--- WHAT IS EXPECTED ---
Please write out the lines of the data exactly, beginning with the first and ending with the line containing "from matplotlib.transforms import"; leave the pictures behind.

--- SUPPLIED DATA ---
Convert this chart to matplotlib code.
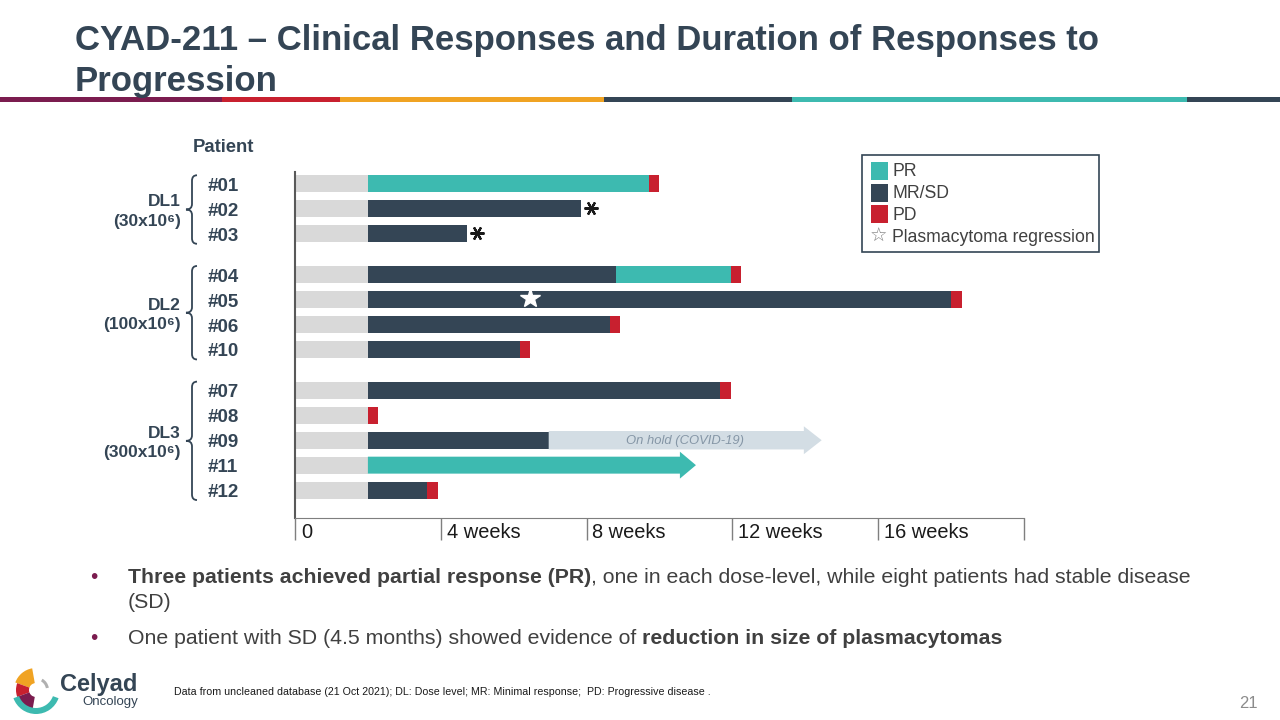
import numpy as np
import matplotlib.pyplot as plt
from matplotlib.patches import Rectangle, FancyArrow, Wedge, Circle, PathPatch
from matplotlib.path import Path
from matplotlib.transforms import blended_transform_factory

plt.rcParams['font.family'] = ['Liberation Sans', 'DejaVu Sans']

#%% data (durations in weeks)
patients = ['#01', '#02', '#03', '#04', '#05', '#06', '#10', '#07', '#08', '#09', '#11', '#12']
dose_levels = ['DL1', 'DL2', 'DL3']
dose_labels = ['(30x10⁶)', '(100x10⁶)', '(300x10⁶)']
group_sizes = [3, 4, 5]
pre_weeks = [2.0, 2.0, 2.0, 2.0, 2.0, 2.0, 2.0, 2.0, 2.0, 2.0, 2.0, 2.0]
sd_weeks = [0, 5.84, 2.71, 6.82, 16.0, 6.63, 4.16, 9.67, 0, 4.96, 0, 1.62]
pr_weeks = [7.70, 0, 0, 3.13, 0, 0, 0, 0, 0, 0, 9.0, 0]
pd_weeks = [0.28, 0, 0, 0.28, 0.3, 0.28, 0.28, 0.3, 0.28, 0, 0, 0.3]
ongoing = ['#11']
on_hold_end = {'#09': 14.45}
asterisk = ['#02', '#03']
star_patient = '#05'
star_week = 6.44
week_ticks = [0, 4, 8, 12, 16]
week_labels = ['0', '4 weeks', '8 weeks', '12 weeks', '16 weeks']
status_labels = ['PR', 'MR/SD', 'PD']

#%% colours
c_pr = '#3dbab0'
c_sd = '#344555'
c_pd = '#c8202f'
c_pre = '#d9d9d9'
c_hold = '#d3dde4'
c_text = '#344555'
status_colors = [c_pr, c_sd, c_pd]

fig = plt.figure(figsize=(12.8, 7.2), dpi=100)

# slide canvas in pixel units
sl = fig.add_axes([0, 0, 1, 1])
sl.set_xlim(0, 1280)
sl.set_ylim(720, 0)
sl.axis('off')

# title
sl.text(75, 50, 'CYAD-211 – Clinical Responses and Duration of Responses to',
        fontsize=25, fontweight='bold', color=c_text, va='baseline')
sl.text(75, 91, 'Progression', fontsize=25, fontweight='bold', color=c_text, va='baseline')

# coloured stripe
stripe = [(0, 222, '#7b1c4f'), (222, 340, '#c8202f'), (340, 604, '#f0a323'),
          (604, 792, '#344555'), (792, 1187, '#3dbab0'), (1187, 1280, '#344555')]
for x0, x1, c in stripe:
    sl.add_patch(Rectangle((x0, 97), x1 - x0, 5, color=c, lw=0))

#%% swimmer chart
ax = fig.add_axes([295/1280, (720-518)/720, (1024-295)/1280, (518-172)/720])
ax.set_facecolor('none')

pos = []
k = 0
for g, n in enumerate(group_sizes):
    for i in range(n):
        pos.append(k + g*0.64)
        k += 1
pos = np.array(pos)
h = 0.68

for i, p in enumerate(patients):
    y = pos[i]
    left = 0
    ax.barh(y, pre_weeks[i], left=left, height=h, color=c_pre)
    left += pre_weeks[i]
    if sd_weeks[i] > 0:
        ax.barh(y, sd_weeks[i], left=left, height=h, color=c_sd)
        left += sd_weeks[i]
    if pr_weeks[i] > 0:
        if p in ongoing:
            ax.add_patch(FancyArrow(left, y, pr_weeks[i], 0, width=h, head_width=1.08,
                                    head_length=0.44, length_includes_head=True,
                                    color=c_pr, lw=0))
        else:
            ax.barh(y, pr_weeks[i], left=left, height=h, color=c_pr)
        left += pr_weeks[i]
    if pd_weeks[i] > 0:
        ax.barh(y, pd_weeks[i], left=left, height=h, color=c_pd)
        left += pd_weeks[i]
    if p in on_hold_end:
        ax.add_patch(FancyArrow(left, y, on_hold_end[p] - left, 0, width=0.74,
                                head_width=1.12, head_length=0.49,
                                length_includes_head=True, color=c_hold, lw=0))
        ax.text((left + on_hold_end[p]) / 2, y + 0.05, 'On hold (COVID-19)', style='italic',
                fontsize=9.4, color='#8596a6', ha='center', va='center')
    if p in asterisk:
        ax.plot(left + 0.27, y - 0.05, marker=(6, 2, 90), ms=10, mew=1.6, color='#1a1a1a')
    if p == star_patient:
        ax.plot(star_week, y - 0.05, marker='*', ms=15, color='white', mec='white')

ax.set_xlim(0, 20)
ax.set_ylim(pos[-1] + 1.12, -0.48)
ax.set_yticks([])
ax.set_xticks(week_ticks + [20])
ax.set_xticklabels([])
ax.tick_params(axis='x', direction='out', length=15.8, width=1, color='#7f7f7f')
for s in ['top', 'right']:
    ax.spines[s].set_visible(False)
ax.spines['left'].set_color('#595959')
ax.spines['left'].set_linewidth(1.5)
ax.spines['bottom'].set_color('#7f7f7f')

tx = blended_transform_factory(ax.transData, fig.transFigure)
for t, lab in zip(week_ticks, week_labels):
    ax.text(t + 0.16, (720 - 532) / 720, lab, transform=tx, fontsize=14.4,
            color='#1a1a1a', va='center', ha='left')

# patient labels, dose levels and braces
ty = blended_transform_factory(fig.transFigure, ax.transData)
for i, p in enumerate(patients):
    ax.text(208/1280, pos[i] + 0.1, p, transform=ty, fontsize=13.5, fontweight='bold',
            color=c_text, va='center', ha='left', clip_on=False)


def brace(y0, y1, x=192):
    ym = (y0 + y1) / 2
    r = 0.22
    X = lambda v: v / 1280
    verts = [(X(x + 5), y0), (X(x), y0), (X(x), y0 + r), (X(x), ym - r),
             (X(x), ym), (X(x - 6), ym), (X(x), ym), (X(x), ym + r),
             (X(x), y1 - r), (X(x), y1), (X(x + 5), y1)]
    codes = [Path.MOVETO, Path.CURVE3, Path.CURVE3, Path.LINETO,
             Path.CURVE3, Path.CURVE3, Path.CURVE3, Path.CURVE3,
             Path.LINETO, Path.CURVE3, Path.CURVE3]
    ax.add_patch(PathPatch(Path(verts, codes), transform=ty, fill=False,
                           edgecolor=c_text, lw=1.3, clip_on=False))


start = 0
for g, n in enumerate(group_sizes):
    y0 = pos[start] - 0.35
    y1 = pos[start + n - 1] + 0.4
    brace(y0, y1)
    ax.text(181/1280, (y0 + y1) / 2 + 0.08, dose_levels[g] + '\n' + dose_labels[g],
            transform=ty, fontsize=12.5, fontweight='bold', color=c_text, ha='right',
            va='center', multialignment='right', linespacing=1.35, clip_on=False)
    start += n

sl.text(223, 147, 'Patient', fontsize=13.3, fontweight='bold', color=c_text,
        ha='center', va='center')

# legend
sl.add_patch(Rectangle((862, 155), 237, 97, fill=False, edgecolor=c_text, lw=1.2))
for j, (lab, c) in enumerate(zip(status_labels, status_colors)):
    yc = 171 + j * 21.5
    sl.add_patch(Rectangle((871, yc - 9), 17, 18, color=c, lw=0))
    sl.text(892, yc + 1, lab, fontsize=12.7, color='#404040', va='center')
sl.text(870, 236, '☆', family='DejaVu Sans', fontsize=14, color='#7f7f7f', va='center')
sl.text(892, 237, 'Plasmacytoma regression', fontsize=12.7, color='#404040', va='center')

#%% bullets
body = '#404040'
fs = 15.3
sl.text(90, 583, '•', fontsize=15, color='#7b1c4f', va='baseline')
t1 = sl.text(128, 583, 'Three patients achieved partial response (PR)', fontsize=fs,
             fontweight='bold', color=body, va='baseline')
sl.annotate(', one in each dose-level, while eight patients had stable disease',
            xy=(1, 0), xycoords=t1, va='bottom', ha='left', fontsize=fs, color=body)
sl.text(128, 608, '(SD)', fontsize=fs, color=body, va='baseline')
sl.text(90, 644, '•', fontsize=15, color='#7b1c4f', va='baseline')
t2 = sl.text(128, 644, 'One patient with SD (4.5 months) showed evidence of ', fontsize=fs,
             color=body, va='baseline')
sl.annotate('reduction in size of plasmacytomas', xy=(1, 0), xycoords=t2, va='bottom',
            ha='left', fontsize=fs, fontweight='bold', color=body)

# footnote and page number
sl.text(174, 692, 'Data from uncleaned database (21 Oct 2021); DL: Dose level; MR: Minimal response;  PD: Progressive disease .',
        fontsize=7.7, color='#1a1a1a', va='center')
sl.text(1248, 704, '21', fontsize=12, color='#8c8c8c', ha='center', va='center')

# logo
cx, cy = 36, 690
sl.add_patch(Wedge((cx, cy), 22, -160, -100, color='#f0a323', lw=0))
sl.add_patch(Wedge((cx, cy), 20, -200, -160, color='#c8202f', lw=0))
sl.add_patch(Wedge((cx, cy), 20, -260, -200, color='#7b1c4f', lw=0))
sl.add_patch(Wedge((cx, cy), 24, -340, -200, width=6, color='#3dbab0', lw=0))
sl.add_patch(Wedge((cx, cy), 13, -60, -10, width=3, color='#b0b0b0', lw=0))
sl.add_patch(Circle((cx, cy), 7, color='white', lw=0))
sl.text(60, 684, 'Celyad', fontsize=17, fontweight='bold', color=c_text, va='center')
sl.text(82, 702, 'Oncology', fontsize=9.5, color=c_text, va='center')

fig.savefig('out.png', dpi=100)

--- RESULT OF THIS EXERCISE ---
Convert this chart to matplotlib code.
import numpy as np
import matplotlib.pyplot as plt
from matplotlib.patches import Rectangle, FancyArrow, Wedge, Circle, PathPatch
from matplotlib.path import Path
from matplotlib.transforms import blended_transform_factory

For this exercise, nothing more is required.